**TO BE DONE**
Return the material word for word. Do not include the pictures.

══ PROVIDED DATA

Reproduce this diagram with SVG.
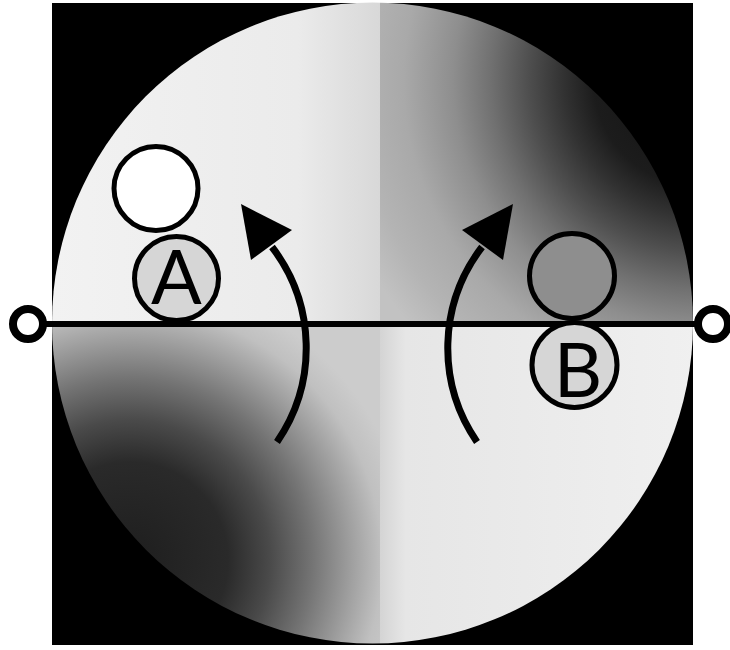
<svg xmlns="http://www.w3.org/2000/svg" width="730" height="650" viewBox="0 0 730 650">
<style>
.ring{stroke:#000;stroke-width:5}
.lbl{font-family:Lato,"Liberation Sans",sans-serif;font-size:75px;fill:#000;text-anchor:middle}
.arc{fill:none;stroke:#000;stroke-width:7}
.axis{stroke:#000;stroke-width:6}
.end{fill:#fff;stroke:#000;stroke-width:8}
</style>
<defs>
<clipPath id="disk"><circle cx="372.5" cy="323" r="320.5"/></clipPath>
<linearGradient id="ul" gradientUnits="userSpaceOnUse" x1="52" y1="0" x2="380" y2="0">
<stop offset="0" stop-color="#f2f2f2"/><stop offset="0.75" stop-color="#ebebeb"/><stop offset="1" stop-color="#d8d8d8"/>
</linearGradient>
<linearGradient id="lr" gradientUnits="userSpaceOnUse" x1="380" y1="0" x2="700" y2="0">
<stop offset="0" stop-color="#d4d4d4"/><stop offset="0.08" stop-color="#e6e6e6"/><stop offset="1" stop-color="#f0f0f0"/>
</linearGradient>
<radialGradient id="ur" gradientUnits="userSpaceOnUse" cx="700" cy="80" r="380">
<stop offset="0" stop-color="#101010"/><stop offset="0.28" stop-color="#1c1c1c"/><stop offset="0.36" stop-color="#323232"/><stop offset="0.45" stop-color="#4e4e4e"/><stop offset="0.55" stop-color="#707070"/><stop offset="0.65" stop-color="#8e8e8e"/><stop offset="0.78" stop-color="#a9a9a9"/><stop offset="0.9" stop-color="#b4b4b4"/><stop offset="1" stop-color="#c2c2c2"/>
</radialGradient>
<radialGradient id="ll" gradientUnits="userSpaceOnUse" cx="130" cy="560" r="280">
<stop offset="0" stop-color="#1e1e1e"/><stop offset="0.35" stop-color="#2a2a2a"/><stop offset="0.5" stop-color="#4a4a4a"/><stop offset="0.65" stop-color="#747474"/><stop offset="0.8" stop-color="#a2a2a2"/><stop offset="0.9" stop-color="#c0c0c0"/><stop offset="1" stop-color="#cccccc"/>
</radialGradient>
</defs>
<rect x="0" y="0" width="730" height="650" fill="#fff"/>
<rect x="52" y="3" width="641" height="642" fill="#000"/>
<g id="disk-image" clip-path="url(#disk)">
<rect x="0" y="0" width="380" height="324" fill="url(#ul)"/>
<rect x="380" y="0" width="350" height="324" fill="url(#ur)"/>
<rect x="0" y="324" width="380" height="330" fill="url(#ll)"/>
<rect x="380" y="324" width="350" height="330" fill="url(#lr)"/>
</g>
<g id="connectors">
<line class="axis" x1="44" y1="324" x2="697" y2="324"/>
<path class="arc" d="M277 442 A166 166 0 0 0 272 247"/>
<polygon points="241,204 292,230 251,260" fill="#000"/>
<path class="arc" d="M477 442 A166 166 0 0 1 482 247"/>
<polygon points="513,204 462,230 503,260" fill="#000"/>
</g>
<g id="end-left"><circle class="end" cx="28" cy="324" r="15"/></g>
<g id="end-right"><circle class="end" cx="713" cy="324" r="15"/></g>
<g id="a-top"><circle class="ring" cx="156" cy="188.5" r="42" fill="#fff"/></g>
<g id="node-a"><circle class="ring" cx="176.5" cy="278.5" r="42" fill="#d6d6d6"/><text class="lbl" x="176.5" y="304">A</text></g>
<g id="b-top"><circle class="ring" cx="572" cy="276" r="42.5" fill="#8e8e8e"/></g>
<g id="node-b"><circle class="ring" cx="574.5" cy="365" r="42.5" fill="#d6d6d6"/><text class="lbl" x="578" y="397">B</text></g>
</svg>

════

**WORKED ANSWER**
Reproduce this diagram with SVG.
<svg xmlns="http://www.w3.org/2000/svg" width="730" height="650" viewBox="0 0 730 650">
<style>
.ring{stroke:#000;stroke-width:5}
.lbl{font-family:Lato,"Liberation Sans",sans-serif;font-size:75px;fill:#000;text-anchor:middle}
.arc{fill:none;stroke:#000;stroke-width:7}
.axis{stroke:#000;stroke-width:6}
.end{fill:#fff;stroke:#000;stroke-width:8}
</style>
<defs>
<clipPath id="disk"><circle cx="372.5" cy="323" r="320.5"/></clipPath>
<linearGradient id="ul" gradientUnits="userSpaceOnUse" x1="52" y1="0" x2="380" y2="0">
<stop offset="0" stop-color="#f2f2f2"/><stop offset="0.75" stop-color="#ebebeb"/><stop offset="1" stop-color="#d8d8d8"/>
</linearGradient>
<linearGradient id="lr" gradientUnits="userSpaceOnUse" x1="380" y1="0" x2="700" y2="0">
<stop offset="0" stop-color="#d4d4d4"/><stop offset="0.08" stop-color="#e6e6e6"/><stop offset="1" stop-color="#f0f0f0"/>
</linearGradient>
<radialGradient id="ur" gradientUnits="userSpaceOnUse" cx="700" cy="80" r="380">
<stop offset="0" stop-color="#101010"/><stop offset="0.28" stop-color="#1c1c1c"/><stop offset="0.36" stop-color="#323232"/><stop offset="0.45" stop-color="#4e4e4e"/><stop offset="0.55" stop-color="#707070"/><stop offset="0.65" stop-color="#8e8e8e"/><stop offset="0.78" stop-color="#a9a9a9"/><stop offset="0.9" stop-color="#b4b4b4"/><stop offset="1" stop-color="#c2c2c2"/>
</radialGradient>
<radialGradient id="ll" gradientUnits="userSpaceOnUse" cx="130" cy="560" r="280">
<stop offset="0" stop-color="#1e1e1e"/><stop offset="0.35" stop-color="#2a2a2a"/><stop offset="0.5" stop-color="#4a4a4a"/><stop offset="0.65" stop-color="#747474"/><stop offset="0.8" stop-color="#a2a2a2"/><stop offset="0.9" stop-color="#c0c0c0"/><stop offset="1" stop-color="#cccccc"/>
</radialGradient>
</defs>
<rect x="0" y="0" width="730" height="650" fill="#fff"/>
<rect x="52" y="3" width="641" height="642" fill="#000"/>
<g id="disk-image" clip-path="url(#disk)">
<rect x="0" y="0" width="380" height="324" fill="url(#ul)"/>
<rect x="380" y="0" width="350" height="324" fill="url(#ur)"/>
<rect x="0" y="324" width="380" height="330" fill="url(#ll)"/>
<rect x="380" y="324" width="350" height="330" fill="url(#lr)"/>
</g>
<g id="connectors">
<line class="axis" x1="44" y1="324" x2="697" y2="324"/>
<path class="arc" d="M277 442 A166 166 0 0 0 272 247"/>
<polygon points="241,204 292,230 251,260" fill="#000"/>
<path class="arc" d="M477 442 A166 166 0 0 1 482 247"/>
<polygon points="513,204 462,230 503,260" fill="#000"/>
</g>
<g id="end-left"><circle class="end" cx="28" cy="324" r="15"/></g>
<g id="end-right"><circle class="end" cx="713" cy="324" r="15"/></g>
<g id="a-top"><circle class="ring" cx="156" cy="188.5" r="42" fill="#fff"/></g>
<g id="node-a"><circle class="ring" cx="176.5" cy="278.5" r="42" fill="#d6d6d6"/><text class="lbl" x="176.5" y="304">A</text></g>
<g id="b-top"><circle class="ring" cx="572" cy="276" r="42.5" fill="#8e8e8e"/></g>
<g id="node-b"><circle class="ring" cx="574.5" cy="365" r="42.5" fill="#d6d6d6"/><text class="lbl" x="578" y="397">B</text></g>
</svg>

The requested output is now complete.